Some of the unions most prominent in Seattle — such as the Steelworkers and the Longshoremen — have called out their members for the Quebec City protests. Jobs With Justice, a national Labor-community action group, is transporting activists to Canada and organizing those who can not go into events designed to “Localize the Movement for Global Justice.” The AFL-CIO has blessed both efforts, as well as organizing drives taking place north of the border. There, Canadian unionists promise to far outdo their U.S. counterparts: Nurses, autoworkers and paper workers, among others, have rented out train cars and chartered busses to accommodate thousands of members.
For protesters, union support means more than just bigger crowds. In terms of age, race, and class, the Labor movement brings a more diverse membership to the mobilizations than most of the parties involved. The shop stewards and member-activists bring a different type of consciousness to the events, communicating anti-corporate concerns to many mainstream audiences who may not feel sympathetic otherwise. A direct action movement continually fighting against media marginalization and police repression cannot afford to miss the opportunity to sway public opinion in their favor.

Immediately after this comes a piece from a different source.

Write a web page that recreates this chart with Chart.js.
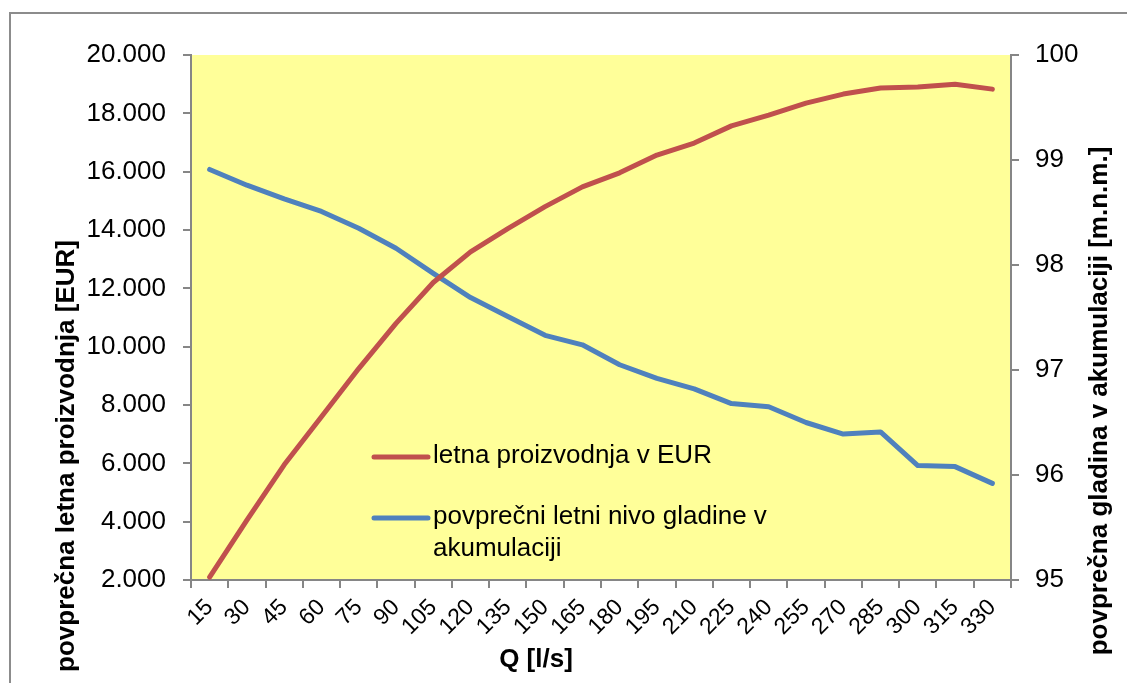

Historically, even when Labor has been reluctant to back innovative direct actions, they have used their resources to support allies at some crucial moments: it was the United Auto Workers who sent a crucial influx of bail money to Birmingham to secure the civil rights victory there in the 1960s.
At a time when global justice activists are looking for ways to move beyond “summit hopping” and fuel lasting campaigns, these connections grow ever more vital. The Labor movement’s engagement with national mobilizations is grounded in an understanding of how globalization impacts the lives of working people on a daily basis. Its organizing experience and long-term commitment to social change can provide important models for how to sustain activism and institutionalize political gains. These lessons will be needed if protesters are to turn the excitement of dramatic mass actions into lasting changes in the way the world economy functions.
Teamsters and Turtles, united again in opposition to the FTAA, can carry on the real process of building alternatives to corporate globalization: converting protest into power.